Im April finden in Algerien Parlamentswahlen statt. Drei führende islamistische Parteien - El Binaa, die Front für Gerechtigkeit und Entwicklung (FJD) und Ennahda meldeten im Dezember, dass sie sich angesichts der Wahlen zu einer „strategischen Allianz“ zusammenfinden wollen. Der Politologe Rachid Grine sagte der Nachrichtenagentur AFP, dass die islamistischen Parteien seit der Machtübernahme Bouteflikas im Jahr 1999 fast ausgelöscht wurden. „Doch wenn die Wahlen ehrlich ablaufen, werden die Islamisten (…) zu den Gewinnern zählen“, so Grine.

Das American Enterprise Institute (AEI) berichtet, dass am 26. Januar der neue AQIM-Führer Abdelmalek Droukdel die Algerier dazu aufgerufen hat, sich dem „Heiligen Krieg“ gegen den 79-jährigen Präsidenten Bouteflika anzuschließen. Das AEI wörtlich: „Wenn Algerien, das größte Land in Afrika, fällt, wäre das ein Preisgewinn für Al-Qaida. Westliche Politiker sorgen sich bereits über islamistische Gruppen im Nachbarland Libyen. Ein Umsturz in Algerien würde das Problem verschlimmern. Die Gruppe (Anm.d.Red. AQIM) könnte Algerien als sicheren Hafen nutzen, um den US-Verbündeten Marokko und die junge Demokratie in Tunesien anzugreifen. Es würde der extremistischen Gruppe einen Halt geben, um nicht nur die Sahel-Zone und Afrika südlich der Sahara, sondern auch das Mittelmeer zu destabilisieren. Al-Qaida könnte durch seine Kontrolle von Teilen Algeriens die Wirtschaft der EU lähmen, da das Land die zweitgrößte externe Erdgas-Quelle der EU ist.“

Die Staaten in Nordafrika nehmen aus Sicht der Bundesregierung eine zentrale Rolle in dem Bemühen ein, die Flüchtlingsbewegungen nach Europa einzudämmen. Im Oktober stattete Merkel bereits Niger und Mali einen Besuch ab. Die beiden Länder sind bedeutende Transitstaaten für Flüchtlinge, zehntausende Migranten durchqueren sie jährlich Richtung Norden.

Mali, Niger und ganz besonders das am Mittelmeer liegende Libyen haben aber nur schwache Regierungen, die die Landesgrenzen und das Territorium ihrer Staaten nur teilweise kontrollieren.

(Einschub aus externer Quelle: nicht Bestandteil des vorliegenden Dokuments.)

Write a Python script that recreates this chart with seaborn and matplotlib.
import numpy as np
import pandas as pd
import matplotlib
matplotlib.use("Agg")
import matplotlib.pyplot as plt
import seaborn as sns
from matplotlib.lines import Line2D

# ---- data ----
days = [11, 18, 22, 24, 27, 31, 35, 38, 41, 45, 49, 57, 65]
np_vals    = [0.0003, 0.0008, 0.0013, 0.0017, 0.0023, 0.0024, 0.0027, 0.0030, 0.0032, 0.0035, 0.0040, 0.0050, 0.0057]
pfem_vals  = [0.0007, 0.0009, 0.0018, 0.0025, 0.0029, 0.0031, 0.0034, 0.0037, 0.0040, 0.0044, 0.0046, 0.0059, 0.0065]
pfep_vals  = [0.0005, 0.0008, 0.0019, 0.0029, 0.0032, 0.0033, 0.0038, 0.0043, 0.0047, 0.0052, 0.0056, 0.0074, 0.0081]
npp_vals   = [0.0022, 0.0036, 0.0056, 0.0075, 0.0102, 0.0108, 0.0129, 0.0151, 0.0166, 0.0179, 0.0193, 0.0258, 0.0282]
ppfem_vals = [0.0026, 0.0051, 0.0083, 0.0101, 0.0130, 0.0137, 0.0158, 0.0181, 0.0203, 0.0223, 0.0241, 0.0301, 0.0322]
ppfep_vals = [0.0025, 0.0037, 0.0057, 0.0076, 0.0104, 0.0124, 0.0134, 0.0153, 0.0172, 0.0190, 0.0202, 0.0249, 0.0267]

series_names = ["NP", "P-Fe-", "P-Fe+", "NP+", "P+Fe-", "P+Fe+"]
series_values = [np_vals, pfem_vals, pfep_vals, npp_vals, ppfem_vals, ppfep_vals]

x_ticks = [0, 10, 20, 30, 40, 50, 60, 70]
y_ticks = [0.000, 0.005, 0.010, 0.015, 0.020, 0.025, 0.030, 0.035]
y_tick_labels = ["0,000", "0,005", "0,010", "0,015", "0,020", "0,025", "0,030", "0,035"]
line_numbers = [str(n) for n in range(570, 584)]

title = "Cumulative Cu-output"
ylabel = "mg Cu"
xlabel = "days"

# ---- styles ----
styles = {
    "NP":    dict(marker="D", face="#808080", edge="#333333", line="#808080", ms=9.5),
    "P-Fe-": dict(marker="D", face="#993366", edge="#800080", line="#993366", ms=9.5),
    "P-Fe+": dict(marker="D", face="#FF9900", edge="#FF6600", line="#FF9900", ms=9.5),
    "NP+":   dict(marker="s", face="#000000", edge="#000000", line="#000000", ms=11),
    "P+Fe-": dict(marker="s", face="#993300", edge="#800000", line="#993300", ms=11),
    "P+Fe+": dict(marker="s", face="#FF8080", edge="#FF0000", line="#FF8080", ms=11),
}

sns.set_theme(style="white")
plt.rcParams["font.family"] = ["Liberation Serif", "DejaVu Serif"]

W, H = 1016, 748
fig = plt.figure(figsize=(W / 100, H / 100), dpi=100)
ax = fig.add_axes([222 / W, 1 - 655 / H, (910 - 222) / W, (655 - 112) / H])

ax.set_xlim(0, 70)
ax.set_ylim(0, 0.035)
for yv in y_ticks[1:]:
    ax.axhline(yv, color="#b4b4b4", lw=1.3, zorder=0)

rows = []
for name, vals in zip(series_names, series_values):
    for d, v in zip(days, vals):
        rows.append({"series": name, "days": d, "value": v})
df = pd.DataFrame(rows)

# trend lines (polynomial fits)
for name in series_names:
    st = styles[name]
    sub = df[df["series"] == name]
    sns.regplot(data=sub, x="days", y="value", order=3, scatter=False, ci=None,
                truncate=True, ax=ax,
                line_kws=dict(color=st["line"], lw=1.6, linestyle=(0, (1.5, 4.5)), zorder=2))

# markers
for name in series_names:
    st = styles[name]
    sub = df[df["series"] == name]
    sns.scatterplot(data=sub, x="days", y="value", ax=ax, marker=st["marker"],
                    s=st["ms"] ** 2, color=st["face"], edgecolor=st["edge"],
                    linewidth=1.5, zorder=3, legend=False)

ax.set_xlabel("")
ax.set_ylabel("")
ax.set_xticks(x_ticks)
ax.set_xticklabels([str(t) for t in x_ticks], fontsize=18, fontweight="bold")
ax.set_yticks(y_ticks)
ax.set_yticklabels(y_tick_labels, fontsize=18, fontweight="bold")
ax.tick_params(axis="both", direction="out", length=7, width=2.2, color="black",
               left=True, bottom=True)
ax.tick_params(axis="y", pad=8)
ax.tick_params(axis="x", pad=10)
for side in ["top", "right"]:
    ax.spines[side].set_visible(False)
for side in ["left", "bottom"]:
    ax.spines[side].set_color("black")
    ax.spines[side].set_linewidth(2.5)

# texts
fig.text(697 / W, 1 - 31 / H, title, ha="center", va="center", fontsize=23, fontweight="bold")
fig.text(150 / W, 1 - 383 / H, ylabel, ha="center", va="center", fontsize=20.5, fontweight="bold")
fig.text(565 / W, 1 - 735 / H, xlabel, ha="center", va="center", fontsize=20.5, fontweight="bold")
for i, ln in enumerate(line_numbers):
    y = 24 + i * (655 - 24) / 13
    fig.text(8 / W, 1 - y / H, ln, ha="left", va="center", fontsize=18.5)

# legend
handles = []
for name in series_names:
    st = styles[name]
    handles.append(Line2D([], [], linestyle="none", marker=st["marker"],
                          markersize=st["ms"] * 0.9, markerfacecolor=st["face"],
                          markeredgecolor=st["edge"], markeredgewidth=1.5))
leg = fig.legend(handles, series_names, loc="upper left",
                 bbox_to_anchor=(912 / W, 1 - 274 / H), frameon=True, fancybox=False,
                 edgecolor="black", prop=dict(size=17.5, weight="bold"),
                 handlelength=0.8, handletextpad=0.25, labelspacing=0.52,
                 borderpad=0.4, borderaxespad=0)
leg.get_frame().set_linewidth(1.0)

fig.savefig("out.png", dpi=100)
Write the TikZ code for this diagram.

Das ist in dem an die drei Staaten grenzenden Algerien anders. Der Maghreb-Staat gilt der Bundesregierung als wichtiger Partner im Kampf gegen Schleuser und Terroristen sowie im Bemühen um Stabilität und Sicherheit in der Region.

Um die Zahl der Migranten zu verringern, die sich über das Mittelmeer auf den Weg nach Europa machen, strebt die Bundesregierung nach dem Vorbild des EU-Flüchtlingsabkommens mit der Türkei enge Partnerschaften mit den Maghreb-Staaten sowie mit Ägypten an. Kritiker sehen darin einen Versuch, Flüchtlingen das Recht auf einen Asylantrag in Europa verwehren zu wollen.

Die Bundesregierung fordert von den Maghreb-Staaten Algerien, Marokko und Tunesien zudem, dass sie ihre Staatsbürger schnell und unkompliziert zurücknehmen, wenn ihnen in Deutschland Asyl verweigert wurde. Am Dienstag hatte Merkel bereits den tunesischen Ministerpräsidenten Youssef Chahed in Berlin empfangen. Im Anschluss kündigte sie an, die Rückführung abgelehnter tunesischer Asylbewerber beschleunigen zu wollen. Dies könne freiwillig durch finanzielle Anreize oder aber durch Abschiebungen geschehen.

Dieses Anliegen der Bundesregierung dürfte auch bei dem Besuch Merkels in Algier zur Sprache kommen. Nach dem Gespräch mit Regierungschef Sellal ist am Dienstag auch ein Treffen mit Präsident Abdelaziz Bouteflika geplant. Die Kanzlerin will zudem Vertreter der Zivilgesellschaft treffen und eine Mädchenschule besuchen, an der Deutsch unterrichtet wird. Zudem soll Merkel am Dienstag gemeinsam mit Sellal die 6. Deutsch-Algerische Gemischte Wirtschaftskommission eröffnen.